Les lois sécuritaires de la décennie écoulée ont mis l’accent d’une part, sur la sanction de la simple virtualité d’un comportement délictueux (la « dangerosité ») comme cela fut le cas avec l’instauration de la rétention de sûreté et d’autre part, sur une répression sans cesse renforcée (aggravation des peines en matière de réitération d’infractions, institution de peines-planchers en matière de récidive, par exemple).
L’échec flagrant (et prévisible) de cette politique pénale a conduit à s’interroger sur des mesures nouvelles pertinentes susceptibles de prévenir la récidive. Le jury de la Conférence de consensus a publié, le 20 février 2013, des recommandations pour une « nouvelle politique publique de prévention de la récidive ». Et la Commission nationale consultative des droits de l’Homme a émis un avis, le 21 février 2013, sur « la prévention de la récidive ». Il résulte de ces deux textes diverses propositions qui se démarquent fondamentalement de la politique pénale antérieure.
La rupture avec le passé consiste à préconiser en premier lieu, la fin de l’inflation législative qui répond à des émotions conjoncturelles, la « force de frappe » que constitue le droit pénal ne devant être utilisée qu’en dernier recours lorsque les autres sanctions, civiles ou administratives, s’avèrent insuffisantes ; et en second lieu, la réduction du nombre des incriminations passibles de peines d’emprisonnement. Est envisagée aussi la diminution du quantum des peines de prison encourues pour certaines infractions. Le déclassement (contraventionnalisation et transformation de crimes en délits) est, de manière complémentaire, suggéré. Une autre proposition tend à la remise en cause du caractère de peine de référence reconnu jusqu’ici à l’emprisonnement. En effet, la prison doit être conçue comme une peine parmi d’autres.
Certes, les peines de substitution (restrictives de liberté [comme le travail d’intérêt général], ou privatives ou restrictives de droits), appelées peines alternatives depuis le nouveau code pénal, existent déjà (bien que peu prononcées) mais l’idée est d’en faire désormais de véritables peines principales au même titre que l’emprisonnement.

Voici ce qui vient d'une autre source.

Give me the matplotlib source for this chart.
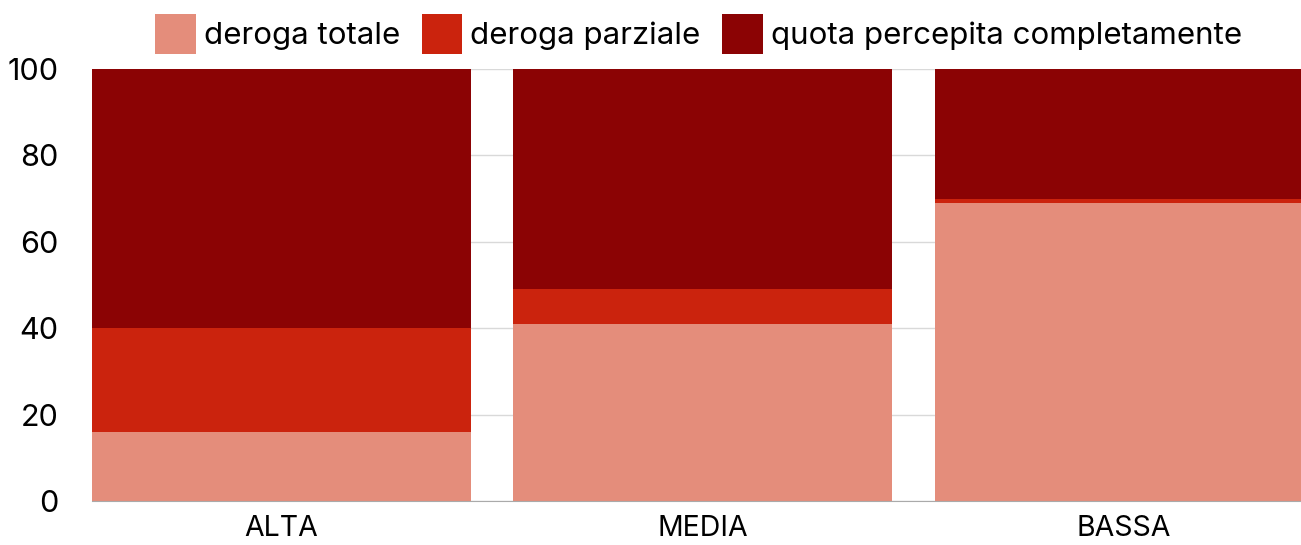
import numpy as np
import matplotlib.pyplot as plt
from matplotlib.patches import Patch

plt.rcParams['font.family'] = ['Inter', 'DejaVu Sans']

# Data
categories = ['ALTA', 'MEDIA', 'BASSA']
deroga_totale = [16, 41, 69]
deroga_parziale = [24, 8, 1]
quota_completa = [60, 51, 30]
series_labels = ['deroga totale', 'deroga parziale', 'quota percepita completamente']
colors = ['#E48D7B', '#CB230D', '#8B0304']

fig = plt.figure(figsize=(13.01, 5.45), dpi=100)
ax = fig.add_axes([92 / 1301, 44 / 545, 1 - 92 / 1301, 432 / 545])

x = np.arange(len(categories))
bottom = np.zeros(len(categories))
for vals, col in zip([deroga_totale, deroga_parziale, quota_completa], colors):
    ax.bar(x, vals, width=0.9, bottom=bottom, color=col, zorder=2)
    bottom += np.array(vals)

ax.set_xlim(-0.45, 2.42)
ax.set_ylim(0, 100)
ax.set_yticks(range(0, 101, 20))
ax.set_xticks(x)
ax.set_xticklabels(categories)
ax.tick_params(axis='both', length=0, colors='black')
ax.tick_params(axis='y', pad=24, labelsize=22)
ax.tick_params(axis='x', pad=10, labelsize=20.5)
ax.grid(axis='y', color='#d9d9d9', linewidth=1, zorder=0)
for s in ['top', 'right', 'left']:
    ax.spines[s].set_visible(False)
ax.spines['bottom'].set_color('#aaaaaa')

handles = [Patch(facecolor=c, label=l) for c, l in zip(colors, series_labels)]
fig.legend(handles=handles, loc='center', bbox_to_anchor=(0.537, 0.938),
           ncol=3, frameon=False, fontsize=22.5, handlelength=1.3, handleheight=1.6,
           handletextpad=0.25, columnspacing=0.7, borderpad=0)

fig.savefig('out.png', dpi=100)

Cette mutation conduirait, notamment, à la disparition progressive des courtes peines d’emprisonnement (inférieures à six mois) assez longues pour nuire au détenu (famille, emploi) mais trop brèves pour l’aider dans sa réinsertion et qu’il convient donc de d bannir. Enfin, le jury de consensus préconise l’adoption d’une nouvelle peine de probation indépendante et sans lien ni référence avec l’emprisonnement et dont la finalité serait tout à la fois la réinsertion de la personne condamnée et la protection de la société et des victimes.
Une autre évolution consiste à restituer au juge les pouvoirs de personnalisation de la sanction qu’on lui avait ôtés, et ainsi à abandonner les minimums obligatoires, c’est-à-dire les peines automatiques, qui ont abouti à une augmentation du quantum des peines.
La phase d’exécution de la peine est aussi l’objet de suggestions de réforme. D’une part, la réinsertion des récidivistes passe par l’assouplissement des conditions d’accès aux aménagements de peines et par une amélioration des modalités d’exécution de la peine privative de liberté : respect de la dignité (nécessitant, pour la CNCDH, l’adoption d’un système de numerus clausus pour éviter la surpopulation pénale), droits individuels et collectifs d’expression, adaptation du droit du travail au milieu carcéral et accès des détenus aux droits sociaux car la citoyenneté ne saurait s’arrêter à la porte des prisons, entrée des services de droit commun dans les établissements pénitentiaires.
D’autre part, la « sortie sèche » de prison, qui laisse le détenu sans aide et donc dommageable à bien des égards, doit être évitée. Par conséquent, il est envisagé de faire bénéficier d’office de la libération conditionnelle tous les détenus récidivistes ou non, mesure qui serait accompagnée non seulement d’un contrôle mais aussi d’une véritable assistance.
La rétention et la surveillance de sûreté qui conduisaient à des prolongations de peines pour une durée (pouvant être indéterminée), fonction d’un « diagnostic pronostic » d’experts, sont destinées à être abrogées.
Enfin, s’agissant des jeunes majeurs placés sous surveillance judiciaire âgés de 18 à 21 ans, le jury recommande leur prise en charge par l’Etat, par le biais de la Protection judiciaire de la Jeunesse, ainsi que l’extension à leur égard des mesures éducatives, comme le placement, réservées jusqu’ici aux mineurs afin d’éviter toute rupture de suivi.
Ces recommandations (l’avis de la CNCDH en contient d’autres), objets d’une nouvelle politique pénale de la récidive, serviront sans doute de fondement à une réforme du droit positif qui devient désormais urgente.